* Begin Data *
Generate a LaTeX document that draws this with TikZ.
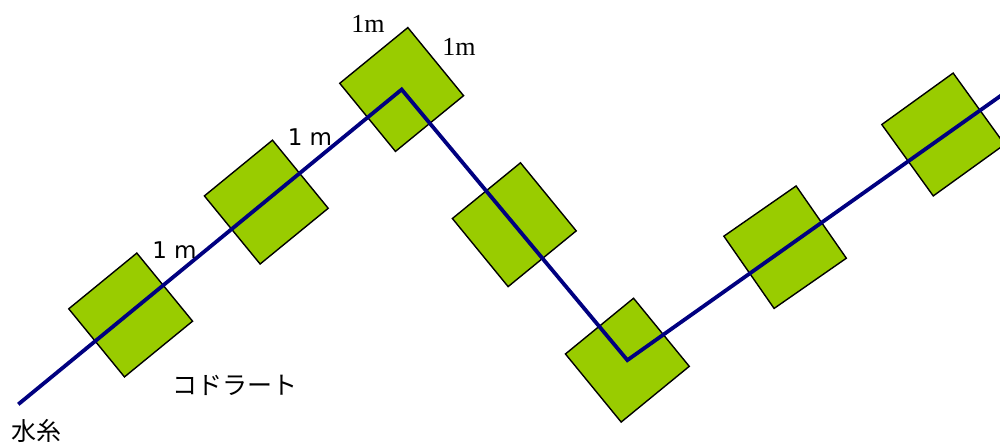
\documentclass[tikz,border=0pt]{standalone}
\usepackage{fontspec}
\newfontfamily\myserif{Liberation Serif}
\newfontfamily\mysans{DejaVu Sans}
\newfontfamily\myjp{Noto Sans CJK JP}
\definecolor{quadgreen}{RGB}{153,204,0}
\definecolor{ropeblue}{RGB}{0,0,128}
\begin{document}
\begin{tikzpicture}[x=1pt,y=1pt,
  quad/.style={rectangle, draw=black, line width=1.4pt, fill=quadgreen, minimum size=88pt, inner sep=0pt},
  rope/.style={draw=ropeblue, line width=3.8pt},
  serlabel/.style={inner sep=0pt, font=\myserif\fontsize{26}{31}\selectfont},
  sanlabel/.style={inner sep=0pt, font=\mysans\fontsize{23}{28}\selectfont},
  jplabel/.style={inner sep=0pt, font=\myjp\fontsize{25}{30}\selectfont}]
\useasboundingbox (0,0) rectangle (1000,-443);
\clip (0,0) rectangle (1000,-443);
\node[quad, rotate=39.3] (q1) at (130.65,-315.0) {};
\node[quad, rotate=39.3] (q2) at (266.3,-202.1) {};
\node[quad, rotate=39.3] (q3) at (401.65,-89.5) {};
\node[quad, rotate=39.3] (q4) at (514.3,-224.7) {};
\node[quad, rotate=39.3] (q5) at (627.35,-360.15) {};
\node[quad, rotate=34.8] (q6) at (785.1,-247.2) {};
\node[quad, rotate=35.8] (q7) at (943.2,-134.5) {};
\coordinate (start) at (18.3,-404.3);
\coordinate (end) at (1010,-89.2);
\draw[rope] (start) -- (q3.center) -- (q5.center) -- (end);
\node[serlabel] (m1) at (368,-24) {1m};
\node[serlabel] (m2) at (459,-47) {1m};
\node[sanlabel] (m3) at (310,-137) {1 m};
\node[sanlabel] (m4) at (174.5,-250.5) {1 m};
\node[jplabel] (quadrat) at (234.5,-385) {コドラート};
\node[jplabel] (string) at (36,-431) {水糸};
\end{tikzpicture}
\end{document}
* End Data *
• What is required
Each line of the data is to be duplicated exactly; pictures stay out of the copy.

• Solution to the exercise
Generate a LaTeX document that draws this with TikZ.
\documentclass[tikz,border=0pt]{standalone}
\usepackage{fontspec}
\newfontfamily\myserif{Liberation Serif}
\newfontfamily\mysans{DejaVu Sans}
\newfontfamily\myjp{Noto Sans CJK JP}
\definecolor{quadgreen}{RGB}{153,204,0}
\definecolor{ropeblue}{RGB}{0,0,128}
\begin{document}
\begin{tikzpicture}[x=1pt,y=1pt,
  quad/.style={rectangle, draw=black, line width=1.4pt, fill=quadgreen, minimum size=88pt, inner sep=0pt},
  rope/.style={draw=ropeblue, line width=3.8pt},
  serlabel/.style={inner sep=0pt, font=\myserif\fontsize{26}{31}\selectfont},
  sanlabel/.style={inner sep=0pt, font=\mysans\fontsize{23}{28}\selectfont},
  jplabel/.style={inner sep=0pt, font=\myjp\fontsize{25}{30}\selectfont}]
\useasboundingbox (0,0) rectangle (1000,-443);
\clip (0,0) rectangle (1000,-443);
\node[quad, rotate=39.3] (q1) at (130.65,-315.0) {};
\node[quad, rotate=39.3] (q2) at (266.3,-202.1) {};
\node[quad, rotate=39.3] (q3) at (401.65,-89.5) {};
\node[quad, rotate=39.3] (q4) at (514.3,-224.7) {};
\node[quad, rotate=39.3] (q5) at (627.35,-360.15) {};
\node[quad, rotate=34.8] (q6) at (785.1,-247.2) {};
\node[quad, rotate=35.8] (q7) at (943.2,-134.5) {};
\coordinate (start) at (18.3,-404.3);
\coordinate (end) at (1010,-89.2);
\draw[rope] (start) -- (q3.center) -- (q5.center) -- (end);
\node[serlabel] (m1) at (368,-24) {1m};
\node[serlabel] (m2) at (459,-47) {1m};
\node[sanlabel] (m3) at (310,-137) {1 m};
\node[sanlabel] (m4) at (174.5,-250.5) {1 m};
\node[jplabel] (quadrat) at (234.5,-385) {コドラート};
\node[jplabel] (string) at (36,-431) {水糸};
\end{tikzpicture}
\end{document}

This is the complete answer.